— Start SOURCE DATA —

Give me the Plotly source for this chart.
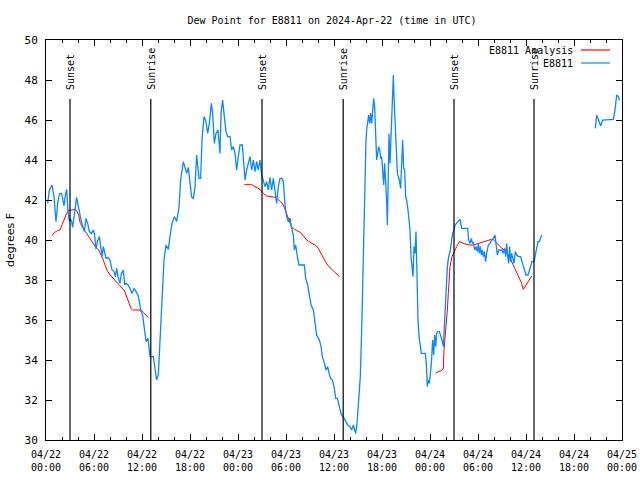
import plotly.graph_objects as go

# hours since 2024-04-22 00:00 UTC
obs_hours = [0.21, 0.42, 0.75, 1.0, 1.25, 1.46, 1.67, 1.92, 2.08, 2.25, 2.42, 2.58, 2.75, 2.92, 3.04, 3.21, 3.33, 3.5, 3.67, 3.83,
             4.0, 4.17, 4.38, 4.58, 4.79, 5.0, 5.21, 5.42, 5.67, 5.92, 6.08, 6.25, 6.42, 6.67, 6.83, 7.0, 7.17, 7.33, 7.5, 7.75,
             8.0, 8.25, 8.5, 8.67, 8.83, 9.0, 9.25, 9.42, 9.67, 9.83, 10.0, 10.25, 10.5, 10.75, 11.0, 11.25, 11.5, 11.67, 11.83, 12.08,
             12.29, 12.5, 12.75, 13.0, 13.42, 13.63, 13.83, 14.04, 14.25, 14.38, 14.54, 14.75, 15.0, 15.29, 15.5, 15.75, 16.04, 16.33, 16.63, 16.83,
             17.17, 17.38, 17.58, 17.79, 18.0, 18.21, 18.42, 18.63, 18.83, 19.13, 19.33, 19.5, 19.75, 20.0, 20.21, 20.42, 20.67, 20.83, 21.04, 21.25,
             21.5, 21.75, 21.88, 22.08, 22.25, 22.5, 22.71, 23.0, 23.21, 23.42, 23.63, 23.83, 24.04, 24.25, 24.54, 24.67, 24.88, 25.08, 25.29, 25.5,
             25.71, 25.92, 26.13, 26.33, 26.54, 26.75, 26.96, 27.17, 27.38, 27.58, 27.79, 28.0, 28.21, 28.42, 28.63, 28.83, 29.04, 29.25, 29.46, 29.67,
             29.88, 30.08, 30.29, 30.5, 30.71, 30.92, 31.04, 31.21, 31.42, 31.63, 32.29, 32.46, 32.71, 32.92, 33.13, 33.42, 33.63, 33.83, 34.17, 34.38,
             34.54, 34.75, 35.0, 35.21, 35.38, 35.58, 35.79, 36.0, 36.21, 36.42, 36.67, 36.88, 37.08, 37.29, 37.5, 37.71, 38.0, 38.21, 38.42, 38.54,
             38.71, 38.88, 39.04, 39.17, 39.29, 39.46, 39.67, 39.88, 40.0, 40.08, 40.21, 40.33, 40.46, 40.58, 40.71, 40.83, 40.96, 41.08, 41.21, 41.33,
             41.46, 41.58, 41.71, 41.83, 41.96, 42.08, 42.21, 42.33, 42.46, 42.58, 42.67, 42.75, 42.88, 43.0, 43.08, 43.21, 43.33, 43.42, 43.5, 43.63,
             43.75, 43.92, 44.04, 44.17, 44.33, 44.46, 44.58, 44.71, 44.83, 44.96, 45.08, 45.25, 45.38, 45.5, 45.63, 45.75, 45.88, 46.0, 46.13, 46.25,
             46.38, 46.5, 46.63, 46.75, 46.92, 47.42, 47.54, 47.67, 47.79, 47.92, 48.04, 48.17, 48.33, 48.46, 48.58, 48.71, 48.83, 48.96, 49.17, 49.33,
             49.5, 49.67, 49.83, 50.0, 50.17, 50.33, 50.5, 50.83, 51.0, 51.13, 51.33, 51.58, 51.75, 51.96, 52.71, 52.83, 53.0, 53.17, 53.29, 53.42,
             53.58, 53.75, 53.92, 54.04, 54.17, 54.29, 54.42, 54.54, 54.67, 54.79, 54.96, 55.08, 55.29, 55.5, 55.71, 55.92, 56.13, 56.25, 56.42, 56.58,
             57.0, 57.17, 57.33, 57.46, 57.58, 57.71, 57.83, 57.96, 58.08, 58.21, 58.38, 58.5, 58.67, 58.83, 59.08, 59.33, 59.5, 59.67, 59.83, 60.0,
             60.25, 60.42, 60.58, 60.75, 61.0, 61.17, 61.33, 61.5, 61.67, 61.83, 61.96, None,
             68.67, 68.83, 69.08, 69.33, 69.58, 70.08, 70.92, 71.13, 71.33, 71.54, 71.67]
obs_dewpt = [41.83, 42.5, 42.75, 42.17, 40.92, 41.83, 42.3, 42.33, 42.08, 41.7, 42.25, 42.53, 41.42, 40.92, 41.08, 40.92, 40.63, 41.17, 41.92, 42.13,
             41.75, 41.33, 41.0, 40.67, 40.42, 41.08, 40.83, 40.42, 40.33, 40.5, 40.25, 39.53, 39.92, 40.17, 39.58, 39.17, 39.67, 39.33, 39.08, 39.13,
             39.0, 38.5, 38.42, 38.17, 38.58, 38.17, 37.83, 38.33, 38.5, 37.75, 37.83, 37.75, 37.58, 37.33, 37.58, 37.42, 37.25, 36.92, 36.5, 36.25,
             35.67, 34.92, 35.08, 34.17, 34.17, 33.67, 33.0, 33.25, 35.0, 36.17, 38.0, 39.0, 39.75, 39.53, 40.17, 40.83, 41.17, 40.92, 41.67, 43.0,
             43.92, 43.58, 43.33, 43.63, 42.67, 42.13, 42.08, 42.67, 44.25, 43.08, 43.08, 45.0, 46.17, 45.92, 45.33, 45.83, 46.83, 46.33, 44.83, 45.33,
             45.5, 44.33, 46.33, 47.0, 46.33, 45.42, 45.17, 45.17, 44.5, 44.67, 44.33, 43.5, 44.17, 44.75, 44.75, 43.92, 43.0, 43.5, 43.92, 44.17,
             43.5, 44.0, 43.42, 43.92, 43.5, 44.0, 43.25, 42.92, 42.67, 42.92, 42.5, 43.13, 42.5, 43.08, 42.33, 41.83, 42.67, 43.08, 43.08, 42.92,
             41.75, 41.17, 40.92, 41.08, 40.58, 40.25, 39.5, 39.75, 39.17, 38.75, 38.75, 38.08, 37.75, 37.17, 36.75, 36.5, 35.67, 35.25, 35.0, 34.67,
             34.17, 33.92, 33.5, 33.67, 33.33, 33.08, 33.0, 32.67, 32.08, 32.08, 31.67, 31.33, 31.17, 31.08, 30.92, 30.75, 30.67, 30.5, 30.75, 30.58,
             30.33, 30.83, 31.83, 32.58, 33.17, 35.5, 39.5, 43.92, 45.0, 45.5, 46.0, 46.25, 45.83, 46.33, 45.83, 46.67, 47.08, 46.67, 44.5, 44.0,
             44.33, 44.67, 44.5, 44.08, 44.17, 43.33, 42.75, 43.83, 43.0, 42.0, 40.75, 42.33, 45.33, 43.83, 44.58, 46.5, 47.5, 48.25, 47.17, 45.67,
             44.58, 43.33, 43.17, 43.0, 42.58, 43.92, 45.0, 43.58, 43.5, 42.17, 42.0, 41.5, 41.0, 40.5, 39.17, 38.67, 38.17, 39.67, 39.33, 40.42,
             37.5, 36.0, 35.17, 34.67, 34.33, 34.33, 33.83, 32.67, 33.0, 32.83, 33.33, 33.83, 35.0, 34.25, 35.25, 34.67, 35.33, 35.42, 35.42, 35.25,
             35.0, 34.67, 36.0, 37.0, 38.67, 39.17, 39.4, 40.33, 40.5, 40.75, 40.83, 40.97, 41.03, 40.58, 40.58, 40.0, 39.83, 40.08, 39.83, 39.9,
             39.5, 39.67, 39.42, 39.83, 39.33, 39.67, 39.25, 39.5, 39.17, 39.42, 38.92, 39.33, 39.75, 39.83, 40.0, 40.08, 40.25, 39.83, 39.25, 39.5,
             39.5, 39.33, 39.58, 39.17, 39.83, 39.17, 38.83, 39.67, 38.92, 39.33, 39.08, 38.83, 39.42, 39.25, 39.17, 39.17, 38.92, 38.67, 38.42, 38.25,
             38.25, 38.5, 38.75, 38.92, 38.92, 39.25, 39.58, 39.92, 39.92, 40.17, 40.25, None,
             45.58, 46.25, 46.0, 45.7, 46.0, 46.0, 46.03, 46.5, 47.25, 47.17, 47.0]

ana_hours = [0.75, 1.04, 1.46, 1.75, 2.0, 2.29, 2.58, 2.79, 3.13, 3.67, 3.88, 4.08, 4.29, 4.5, 4.71, 4.92, 5.08, 5.29, 5.5, 5.71,
             5.92, 6.17, 6.38, 6.58, 6.79, 7.0, 7.17, 7.33, 7.5, 7.71, 7.92, 8.13, 8.33, 8.54, 8.75, 8.96, 9.17, 9.38, 9.58, 9.79,
             10.0, 10.21, 10.42, 10.63, 10.83, 11.04, 11.33, 11.67, 11.88, 12.17, 12.5, 12.83, None,
             24.79, 25.71, 26.0, 26.25, 26.54, 26.75, 27.17, 27.58, 28.0, 28.42, 28.75, 29.04, 29.33, 29.67, 30.0, 30.29, 30.5, 30.71, 30.92, 31.25,
             31.54, 31.83, 32.08, 32.33, 32.58, 32.88, 33.21, 33.54, 33.83, 34.04, 34.25, 34.5, 34.75, 35.0, 35.29, 35.58, 35.92, 36.25, 36.67, None,
             48.71, 49.04, 49.46, 49.67, 49.75, 49.92, 50.0, 50.17, 50.29, 50.42, 50.5, 50.75, 51.0, 51.33, 51.67, 51.96, 52.38, 53.0, 53.42, 53.83,
             54.33, 54.88, 55.42, 55.83, 56.13, 56.42, 56.75, 57.17, 57.58, 57.92, 58.21, 58.5, 58.83, 59.17, 59.46, 59.67, 60.0, 60.33, 60.71]
ana_dewpt = [40.22, 40.37, 40.47, 40.5, 40.75, 41.08, 41.33, 41.47, 41.5, 41.53, 41.42, 41.25, 40.83, 40.67, 40.53, 40.42, 40.33, 40.2, 40.03, 39.92,
             39.8, 39.67, 39.58, 39.5, 39.33, 39.17, 39.0, 38.8, 38.58, 38.42, 38.3, 38.2, 38.08, 38.0, 37.92, 37.83, 37.75, 37.67, 37.57, 37.47,
             37.25, 37.0, 36.78, 36.58, 36.5, 36.5, 36.53, 36.53, 36.5, 36.37, 36.25, 36.12, None,
             42.78, 42.78, 42.7, 42.63, 42.55, 42.53, 42.33, 42.2, 42.17, 42.13, 42.13, 42.0, 41.92, 41.75, 41.42, 41.08, 40.92, 40.63, 40.57, 40.5,
             40.45, 40.37, 40.25, 40.13, 40.0, 39.92, 39.83, 39.78, 39.7, 39.58, 39.42, 39.2, 39.0, 38.87, 38.7, 38.58, 38.45, 38.33, 38.17, None,
             33.33, 33.42, 33.47, 33.6, 34.5, 35.17, 35.83, 36.5, 37.33, 38.0, 38.67, 39.17, 39.42, 39.67, 39.92, 39.87, 39.8, 39.75, 39.75, 39.8,
             39.87, 39.92, 40.0, 40.05, 39.92, 39.83, 39.67, 39.53, 39.37, 39.17, 38.92, 38.67, 38.37, 38.08, 37.83, 37.53, 37.75, 38.0, 38.2]

sun_labels = ["Sunset", "Sunrise", "Sunset", "Sunrise", "Sunset", "Sunrise"]
sun_hours = [3.0, 13.1, 27.0, 37.15, 51.0, 61.0]

tick_hours = [0, 6, 12, 18, 24, 30, 36, 42, 48, 54, 60, 66, 72]
tick_text = ["04/22<br>00:00", "04/22<br>06:00", "04/22<br>12:00", "04/22<br>18:00",
             "04/23<br>00:00", "04/23<br>06:00", "04/23<br>12:00", "04/23<br>18:00",
             "04/24<br>00:00", "04/24<br>06:00", "04/24<br>12:00", "04/24<br>18:00",
             "04/25<br>00:00"]

series_names = ["E8811 Analysis", "E8811"]
series_colors = ["#ff0000", "#0a88ff"]

MONO = "DejaVu Sans Mono"

fig = go.Figure()
fig.add_trace(go.Scatter(x=ana_hours, y=ana_dewpt, mode="lines", name=series_names[0],
                         line=dict(color=series_colors[0], width=1), connectgaps=False))
fig.add_trace(go.Scatter(x=obs_hours, y=obs_dewpt, mode="lines", name=series_names[1],
                         line=dict(color=series_colors[1], width=1.3), connectgaps=False))

shapes = []
annotations = []
for lab, h in zip(sun_labels, sun_hours):
    shapes.append(dict(type="line", xref="x", yref="y", x0=h, x1=h, y0=30, y1=47.05,
                       line=dict(color="black", width=1.2)))
    annotations.append(dict(x=h, y=47.4, xref="x", yref="y", text=lab, showarrow=False,
                            textangle=-90, xanchor="center", yanchor="bottom",
                            font=dict(family=MONO, size=10, color="black")))

# legend (text on the left, line sample on the right)
for i, (nm, col) in enumerate(zip(series_names, series_colors)):
    ypx = 50 + 13 * i
    yp = (440 - ypx) / 400
    annotations.append(dict(x=(575 - 46) / 576, y=yp, xref="paper", yref="paper", text=nm,
                            showarrow=False, xanchor="right", yanchor="middle",
                            font=dict(family=MONO, size=10, color="black")))
    shapes.append(dict(type="line", xref="paper", yref="paper", x0=(581 - 46) / 576, x1=(610 - 46) / 576,
                       y0=yp, y1=yp, line=dict(color=col, width=1.2)))

# y-axis title
annotations.append(dict(x=-36 / 576, y=0.5, xref="paper", yref="paper", text="degrees F",
                        showarrow=False, textangle=-90, xanchor="center", yanchor="middle",
                        font=dict(family="DejaVu Sans", size=11, color="black")))

fig.update_layout(
    width=640, height=480,
    margin=dict(l=46, r=18, t=40, b=40),
    paper_bgcolor="white", plot_bgcolor="white",
    showlegend=False,
    title=dict(text="Dew Point for E8811 on 2024-Apr-22 (time in UTC)", x=332 / 640, xanchor="center",
               y=1 - 20 / 480, yanchor="middle", font=dict(family=MONO, size=10, color="black")),
    shapes=shapes,
    annotations=annotations,
    xaxis=dict(range=[0, 72], tickvals=tick_hours, ticktext=tick_text, ticks="inside", ticklen=6,
               tickcolor="black", showline=True, linecolor="black", linewidth=1, mirror="ticks",
               showgrid=False, zeroline=False, automargin=False, ticklabelstandoff=5,
               tickfont=dict(family=MONO, size=10, color="black"),
               minor=dict(dtick=2, tick0=0, ticks="inside", ticklen=3, tickcolor="black", showgrid=False)),
    yaxis=dict(range=[30, 50], dtick=2, tick0=30, ticks="inside", ticklen=6, tickcolor="black",
               showline=True, linecolor="black", linewidth=1, mirror="ticks", showgrid=False,
               zeroline=False, automargin=False, ticklabelstandoff=5,
               tickfont=dict(family=MONO, size=11, color="black")),
)

fig.write_html("out.html", config={"displayModeBar": False},
               post_script="document.body.style.margin='0';")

— End SOURCE DATA —

## EXERCISE:
Your task is to reproduce exactly the lines from the start of the data above through the line containing "import plotly.graph_objects as go", leaving every picture out.

## EXERCISE ANSWER:
Give me the Plotly source for this chart.
import plotly.graph_objects as go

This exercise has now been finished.